During her treatment, the specialist had hypothesized her cancer to be caused by a gene mutation, so I got my first colonoscopy at 25. I ate a low fat diet, taught 6 fitness classes a week and prayed daily for God to keep the nightmare of cancer far from me. Dread filled my belly the night of my third baby’s 1st birthday when I found a lump in my breast. Over the next 3 months, 3 doctors who had no concern since I was only 30 dismissed me, but I lacked peace. I had a mammogram on my 31st birthday. I sat in the waiting room with my Bible opened to Psalms 91 praying each verse of protection over myself as I had my mom before me. The surgical biopsy was done a few weeks before Christmas. The timing felt eerily close to my mom’s journey just 10 years prior. How I feared a repeat of my past.
On December 17 as I prepared Christmas gifts for my 4, 3, and 1 year old I got a phone call that my biopsy showed a large and aggressive tumor. As I cried out to God in my fear that my story might not end the way my mother and grandmother’s had, He spoke to me a clear and powerful promise, “Do not dwell on the past. See I’m doing a new thing” (Is 43:18b-19aNIV). The enemy loves to torment and haunt us with the hopeless whisper that pain always repeats itself, taunting us that good dreams might come for a season but the nightmare always returns. Not only did God give me a promise, He gave me strategy to rise above the fear with faith: “If your instructions hadn't sustained me with joy, I would have died in my misery” (Ps 119:92 NLT). I carried a simple spiral of 3x5 cards filled with comforting scriptures with me everywhere during my treatment. I anchored my soul to the hope of God’s promises and in doing so, I did not drown in despair. I had no idea what was happening to the cancer inside of me during the 5 months of chemo to shrink the tumor before surgery, but God’s word quieted the turmoil of the unknown. I got the results of my mastectomy on my mom’s birthday, my story would not be a repeat of her story, they found less than 1 mm of cancer in what had been a 7x8 cm tumor.
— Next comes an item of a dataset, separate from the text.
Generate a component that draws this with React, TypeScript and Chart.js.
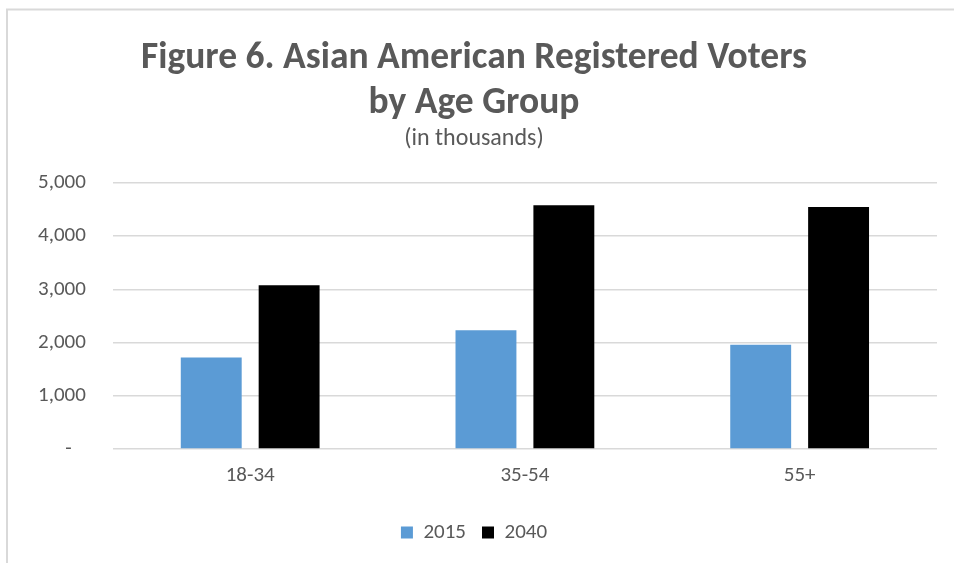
import React, { useEffect, useRef } from "react";
import { Chart, registerables } from "chart.js";

Chart.register(...registerables);

const categories = ["18-34", "35-54", "55+"];
const seriesNames = ["2015", "2040"];
const values2015 = [1720, 2230, 1960];
const values2040 = [3080, 4580, 4550];
const yTickValues = [0, 1000, 2000, 3000, 4000, 5000];
const titleLines = ["Figure 6. Asian American Registered Voters", "by Age Group"];
const subtitleText = "(in thousands)";

const FONT = "Carlito, Lato, 'Open Sans', sans-serif";
const TEXT = "#595959";

const framePlugin = {
  id: "frame",
  beforeDraw(chart: any) {
    const ctx = chart.ctx;
    ctx.save();
    ctx.fillStyle = "#ffffff";
    ctx.fillRect(0, 0, chart.width, chart.height);
    ctx.strokeStyle = "#d9d9d9";
    ctx.lineWidth = 2;
    ctx.beginPath();
    ctx.moveTo(7, chart.height);
    ctx.lineTo(7, 9.5);
    ctx.lineTo(chart.width, 9.5);
    ctx.stroke();
    ctx.restore();
  },
};

export default function App() {
  const ref = useRef<HTMLCanvasElement | null>(null);
  useEffect(() => {
    if (!ref.current) return;
    const chart = new Chart(ref.current, {
      type: "bar",
      data: {
        labels: categories,
        datasets: [
          {
            label: seriesNames[0],
            data: values2015,
            backgroundColor: "#5b9bd5",
            categoryPercentage: 0.567,
            barPercentage: 0.782,
          },
          {
            label: seriesNames[1],
            data: values2040,
            backgroundColor: "#000000",
            categoryPercentage: 0.567,
            barPercentage: 0.782,
          },
        ],
      },
      options: {
        responsive: false,
        animation: false,
        layout: { padding: { top: 36, left: 11, right: 17, bottom: 10 } },
        plugins: {
          title: {
            display: true,
            text: titleLines,
            color: TEXT,
            font: { family: FONT, size: 37.5, weight: "bold", lineHeight: 1.2 },
            padding: { top: 0, bottom: 1 },
          },
          subtitle: {
            display: true,
            text: subtitleText,
            color: TEXT,
            font: { family: FONT, size: 24, lineHeight: 1 },
            padding: { top: 0, bottom: 32 },
          },
          legend: {
            position: "bottom",
            labels: {
              color: TEXT,
              font: { family: FONT, size: 21 },
              boxWidth: 12,
              boxHeight: 12,
              padding: 16,
            },
          },
          tooltip: { enabled: false },
        },
        scales: {
          x: {
            grid: { display: false },
            border: { display: false },
            ticks: { color: TEXT, font: { family: FONT, size: 21 }, padding: 6 },
            afterFit(scale: any) {
              scale.height = 57;
            },
          },
          y: {
            min: 0,
            max: 5000,
            afterBuildTicks(scale: any) {
              scale.ticks = yTickValues.map((v) => ({ value: v }));
            },
            grid: { color: "#d9d9d9", lineWidth: 1.5, drawTicks: false },
            border: { display: false },
            ticks: {
              color: TEXT,
              font: { family: FONT, size: 21 },
              padding: 27,
              callback: (v: any) => (Number(v) === 0 ? "-   " : Number(v).toLocaleString("en-US")),
            },
          },
        },
      },
      plugins: [framePlugin],
    });
    return () => chart.destroy();
  }, []);
  return (
    <div style={{ position: "fixed", left: 0, top: 0, width: 954, height: 563, background: "#fff" }}>
      <canvas ref={ref} width={954} height={563} style={{ display: "block", width: 954, height: 563 }} />
    </div>
  );
}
“Remember how the Lord your God led you all the way”(Deut. 8:2). The beginning of a new year is a time when we focus on setting goals for the future but when we also take time to remember our past, we can see how God led us all the way through our trial and through our healing into the person we are today. It builds our faith to realize that no matter what we may face in the coming year, God will be faithful to use it to shape us and grow us. It is the stories of the past that have written us into the people we are today. “I’m fully convinced that the One who began this glorious work in you will faithfully continue the process of maturing you and will put his finishing touches to it until the unveiling of our Lord Jesus Christ!” (Phil 1:6 The Passion Trans). It’s been 10 years since my cancer battle and 20 years since my mom’s and as I reflect on my story, I can see it’s been my story that has written me into the woman I am today. I would not be as passionate about God’s word or as compassionate towards the hurting had it not been for my story. How has your story written you?